--- BEGIN Data excerpts ---
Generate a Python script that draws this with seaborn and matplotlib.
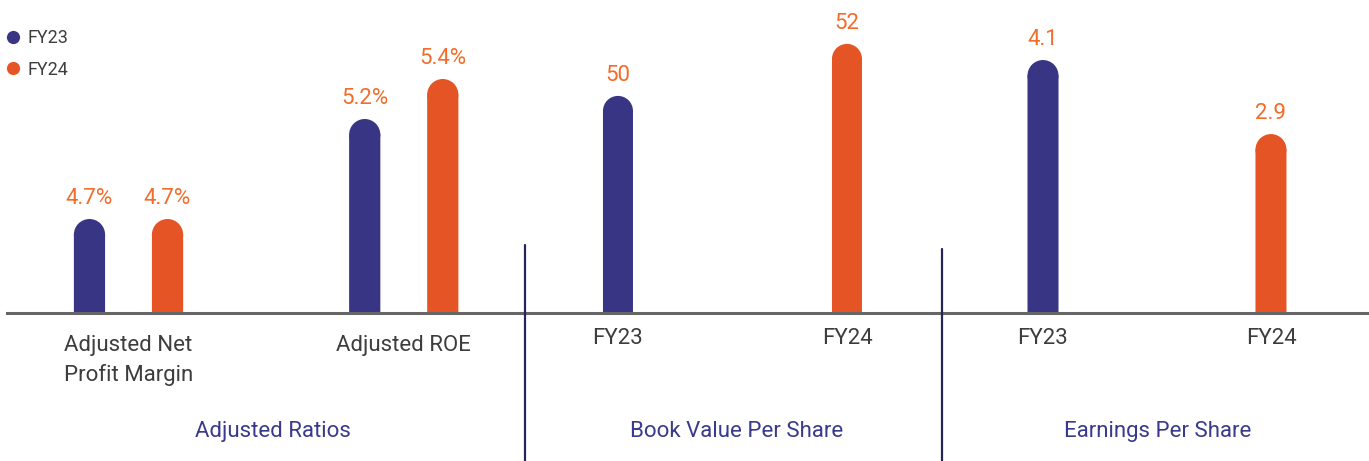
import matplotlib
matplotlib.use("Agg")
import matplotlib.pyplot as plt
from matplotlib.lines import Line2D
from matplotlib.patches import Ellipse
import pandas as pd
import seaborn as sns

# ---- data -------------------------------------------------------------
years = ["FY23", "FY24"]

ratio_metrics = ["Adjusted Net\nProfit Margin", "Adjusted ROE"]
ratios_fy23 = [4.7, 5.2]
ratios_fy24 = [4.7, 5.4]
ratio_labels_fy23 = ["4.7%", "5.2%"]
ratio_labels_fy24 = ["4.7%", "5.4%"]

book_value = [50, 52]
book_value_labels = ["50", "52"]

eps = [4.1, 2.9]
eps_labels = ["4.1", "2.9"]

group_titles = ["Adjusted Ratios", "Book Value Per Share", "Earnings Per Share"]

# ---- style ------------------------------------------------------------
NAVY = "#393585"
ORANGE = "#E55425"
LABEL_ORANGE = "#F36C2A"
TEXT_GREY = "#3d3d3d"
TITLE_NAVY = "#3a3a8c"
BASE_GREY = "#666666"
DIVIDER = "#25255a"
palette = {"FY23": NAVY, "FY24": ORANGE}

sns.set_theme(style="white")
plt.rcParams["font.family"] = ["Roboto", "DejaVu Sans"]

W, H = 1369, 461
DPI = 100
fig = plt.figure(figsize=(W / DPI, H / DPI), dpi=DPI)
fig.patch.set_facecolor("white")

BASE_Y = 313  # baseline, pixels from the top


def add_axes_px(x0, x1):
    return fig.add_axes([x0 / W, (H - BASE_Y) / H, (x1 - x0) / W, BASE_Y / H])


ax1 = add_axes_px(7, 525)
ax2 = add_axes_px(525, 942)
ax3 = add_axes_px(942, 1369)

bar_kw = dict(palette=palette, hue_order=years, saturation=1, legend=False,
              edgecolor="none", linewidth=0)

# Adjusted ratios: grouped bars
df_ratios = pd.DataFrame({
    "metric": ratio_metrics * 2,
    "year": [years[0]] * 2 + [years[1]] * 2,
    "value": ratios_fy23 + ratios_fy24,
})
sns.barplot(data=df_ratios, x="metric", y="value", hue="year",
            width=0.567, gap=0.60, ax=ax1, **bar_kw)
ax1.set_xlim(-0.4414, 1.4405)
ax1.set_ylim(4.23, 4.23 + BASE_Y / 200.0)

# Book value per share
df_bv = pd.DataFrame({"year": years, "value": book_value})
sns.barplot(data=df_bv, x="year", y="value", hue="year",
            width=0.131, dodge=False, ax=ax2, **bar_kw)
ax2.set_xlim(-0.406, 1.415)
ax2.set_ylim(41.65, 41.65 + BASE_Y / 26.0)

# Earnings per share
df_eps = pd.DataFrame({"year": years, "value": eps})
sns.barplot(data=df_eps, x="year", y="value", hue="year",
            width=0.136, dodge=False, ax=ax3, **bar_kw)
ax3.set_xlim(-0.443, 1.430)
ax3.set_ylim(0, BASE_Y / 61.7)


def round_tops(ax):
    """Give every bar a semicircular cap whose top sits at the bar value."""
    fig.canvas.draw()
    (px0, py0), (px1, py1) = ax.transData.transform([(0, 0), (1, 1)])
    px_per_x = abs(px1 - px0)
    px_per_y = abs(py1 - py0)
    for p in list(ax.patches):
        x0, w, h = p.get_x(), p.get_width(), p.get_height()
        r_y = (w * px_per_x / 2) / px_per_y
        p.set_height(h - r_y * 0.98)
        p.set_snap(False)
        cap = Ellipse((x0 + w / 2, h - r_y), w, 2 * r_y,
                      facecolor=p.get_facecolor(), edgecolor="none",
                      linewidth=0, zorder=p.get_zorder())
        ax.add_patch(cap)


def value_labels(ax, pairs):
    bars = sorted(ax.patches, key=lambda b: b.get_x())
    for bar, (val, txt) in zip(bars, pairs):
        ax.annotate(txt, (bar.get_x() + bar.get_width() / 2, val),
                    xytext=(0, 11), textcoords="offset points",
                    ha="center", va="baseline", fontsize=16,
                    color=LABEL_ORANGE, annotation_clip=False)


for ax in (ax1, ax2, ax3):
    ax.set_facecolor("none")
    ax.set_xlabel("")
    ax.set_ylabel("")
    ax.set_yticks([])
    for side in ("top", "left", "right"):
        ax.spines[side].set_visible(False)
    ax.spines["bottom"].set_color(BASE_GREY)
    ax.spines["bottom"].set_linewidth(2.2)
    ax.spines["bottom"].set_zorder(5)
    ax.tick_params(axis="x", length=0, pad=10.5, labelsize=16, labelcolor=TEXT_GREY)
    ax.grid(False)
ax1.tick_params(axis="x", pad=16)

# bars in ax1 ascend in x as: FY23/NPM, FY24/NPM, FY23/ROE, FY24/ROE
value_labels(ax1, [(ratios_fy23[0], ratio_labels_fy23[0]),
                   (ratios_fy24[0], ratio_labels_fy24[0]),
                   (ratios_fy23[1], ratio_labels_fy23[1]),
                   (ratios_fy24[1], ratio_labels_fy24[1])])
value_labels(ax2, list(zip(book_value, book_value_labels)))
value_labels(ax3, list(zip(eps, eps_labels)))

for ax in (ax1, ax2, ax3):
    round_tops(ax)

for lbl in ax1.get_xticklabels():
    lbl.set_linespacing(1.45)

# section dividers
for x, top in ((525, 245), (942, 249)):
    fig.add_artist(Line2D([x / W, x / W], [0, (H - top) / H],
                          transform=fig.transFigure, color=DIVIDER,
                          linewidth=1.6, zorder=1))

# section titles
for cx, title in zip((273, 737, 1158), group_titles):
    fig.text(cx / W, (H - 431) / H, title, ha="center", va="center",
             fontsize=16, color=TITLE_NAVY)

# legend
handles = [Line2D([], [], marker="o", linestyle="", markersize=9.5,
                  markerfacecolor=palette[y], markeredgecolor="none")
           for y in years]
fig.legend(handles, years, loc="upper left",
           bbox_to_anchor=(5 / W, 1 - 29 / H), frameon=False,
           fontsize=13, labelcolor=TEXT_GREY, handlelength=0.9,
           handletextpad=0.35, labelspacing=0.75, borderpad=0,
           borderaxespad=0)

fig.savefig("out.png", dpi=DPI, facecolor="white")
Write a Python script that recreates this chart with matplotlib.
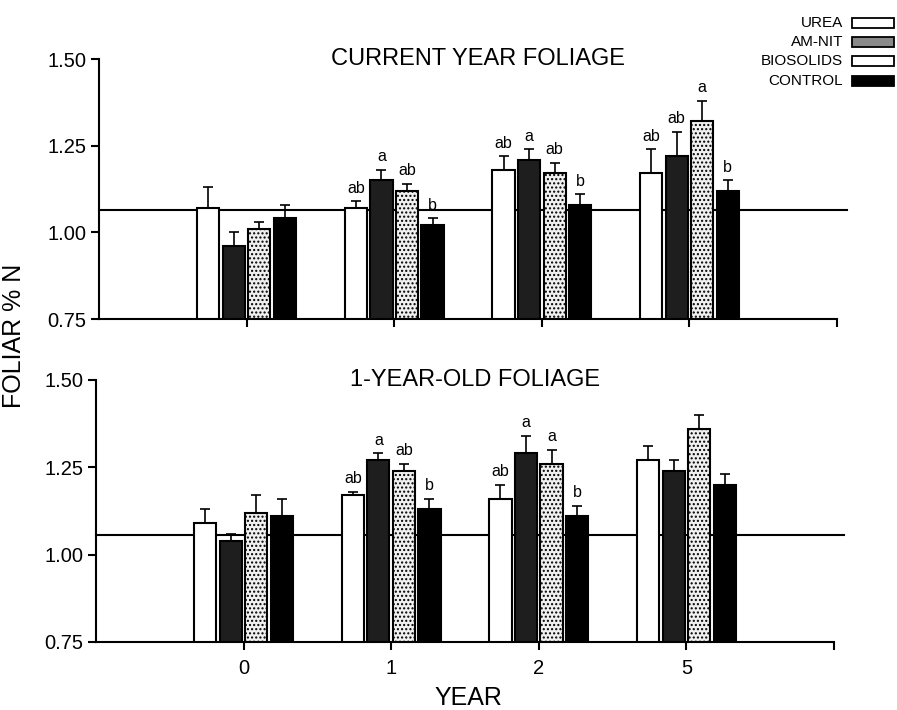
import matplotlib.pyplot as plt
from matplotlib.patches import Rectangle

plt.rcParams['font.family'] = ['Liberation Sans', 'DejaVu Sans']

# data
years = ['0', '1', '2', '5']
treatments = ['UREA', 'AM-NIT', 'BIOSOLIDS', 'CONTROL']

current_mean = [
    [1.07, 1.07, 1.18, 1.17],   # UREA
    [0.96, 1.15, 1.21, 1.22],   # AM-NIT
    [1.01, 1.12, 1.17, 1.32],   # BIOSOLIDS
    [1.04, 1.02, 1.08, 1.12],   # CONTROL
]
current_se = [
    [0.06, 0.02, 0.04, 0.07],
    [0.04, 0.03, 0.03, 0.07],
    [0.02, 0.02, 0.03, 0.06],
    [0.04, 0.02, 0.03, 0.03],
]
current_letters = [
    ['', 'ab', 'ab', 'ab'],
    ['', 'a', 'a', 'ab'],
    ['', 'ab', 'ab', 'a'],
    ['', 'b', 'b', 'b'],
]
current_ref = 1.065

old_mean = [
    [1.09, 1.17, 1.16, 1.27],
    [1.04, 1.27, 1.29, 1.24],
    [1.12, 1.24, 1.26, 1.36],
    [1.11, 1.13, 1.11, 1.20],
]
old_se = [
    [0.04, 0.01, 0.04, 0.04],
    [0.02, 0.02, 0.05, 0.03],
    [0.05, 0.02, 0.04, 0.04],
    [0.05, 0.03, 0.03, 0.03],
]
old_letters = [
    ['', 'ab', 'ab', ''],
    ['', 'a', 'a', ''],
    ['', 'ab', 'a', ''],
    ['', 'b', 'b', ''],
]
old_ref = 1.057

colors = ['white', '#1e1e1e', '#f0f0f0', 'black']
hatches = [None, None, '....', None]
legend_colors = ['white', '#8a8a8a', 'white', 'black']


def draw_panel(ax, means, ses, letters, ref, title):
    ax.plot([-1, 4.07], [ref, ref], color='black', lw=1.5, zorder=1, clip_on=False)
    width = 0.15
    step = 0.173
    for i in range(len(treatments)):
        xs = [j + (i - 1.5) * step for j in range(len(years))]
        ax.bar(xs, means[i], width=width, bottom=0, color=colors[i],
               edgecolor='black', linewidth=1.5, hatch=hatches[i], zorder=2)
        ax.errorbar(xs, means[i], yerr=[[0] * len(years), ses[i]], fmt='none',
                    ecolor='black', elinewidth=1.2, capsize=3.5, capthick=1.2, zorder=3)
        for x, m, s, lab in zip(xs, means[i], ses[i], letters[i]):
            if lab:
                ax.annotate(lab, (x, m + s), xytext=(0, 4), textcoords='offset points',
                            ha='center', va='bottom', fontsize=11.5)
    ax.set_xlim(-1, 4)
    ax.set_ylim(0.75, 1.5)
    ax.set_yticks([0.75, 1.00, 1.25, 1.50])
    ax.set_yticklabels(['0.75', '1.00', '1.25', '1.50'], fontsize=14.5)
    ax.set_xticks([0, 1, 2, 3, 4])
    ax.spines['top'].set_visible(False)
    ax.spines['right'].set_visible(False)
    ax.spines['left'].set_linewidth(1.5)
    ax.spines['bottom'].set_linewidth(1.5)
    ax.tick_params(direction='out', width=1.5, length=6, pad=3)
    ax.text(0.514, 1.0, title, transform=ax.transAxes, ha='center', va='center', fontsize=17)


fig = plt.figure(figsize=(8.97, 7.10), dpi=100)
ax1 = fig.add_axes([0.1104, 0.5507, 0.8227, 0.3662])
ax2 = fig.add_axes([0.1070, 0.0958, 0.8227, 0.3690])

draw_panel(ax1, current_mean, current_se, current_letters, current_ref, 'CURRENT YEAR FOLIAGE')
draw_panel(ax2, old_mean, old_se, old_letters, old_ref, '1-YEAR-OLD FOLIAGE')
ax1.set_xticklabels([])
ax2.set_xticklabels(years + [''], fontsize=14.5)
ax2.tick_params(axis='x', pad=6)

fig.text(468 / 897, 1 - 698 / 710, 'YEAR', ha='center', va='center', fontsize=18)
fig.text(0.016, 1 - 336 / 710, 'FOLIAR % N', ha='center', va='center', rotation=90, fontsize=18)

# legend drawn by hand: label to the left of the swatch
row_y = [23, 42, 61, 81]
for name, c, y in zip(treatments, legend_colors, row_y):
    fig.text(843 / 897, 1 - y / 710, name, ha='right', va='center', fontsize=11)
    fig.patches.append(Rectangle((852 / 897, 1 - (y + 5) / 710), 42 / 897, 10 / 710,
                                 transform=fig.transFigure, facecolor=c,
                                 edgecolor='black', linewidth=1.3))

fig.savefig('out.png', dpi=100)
--- END Data excerpts ---
— Given request —
Repeat only the lines between the start of the data and the line with "import seaborn as sns", including those two lines, and skip the pictures.

— Full output —
Generate a Python script that draws this with seaborn and matplotlib.
import matplotlib
matplotlib.use("Agg")
import matplotlib.pyplot as plt
from matplotlib.lines import Line2D
from matplotlib.patches import Ellipse
import pandas as pd
import seaborn as sns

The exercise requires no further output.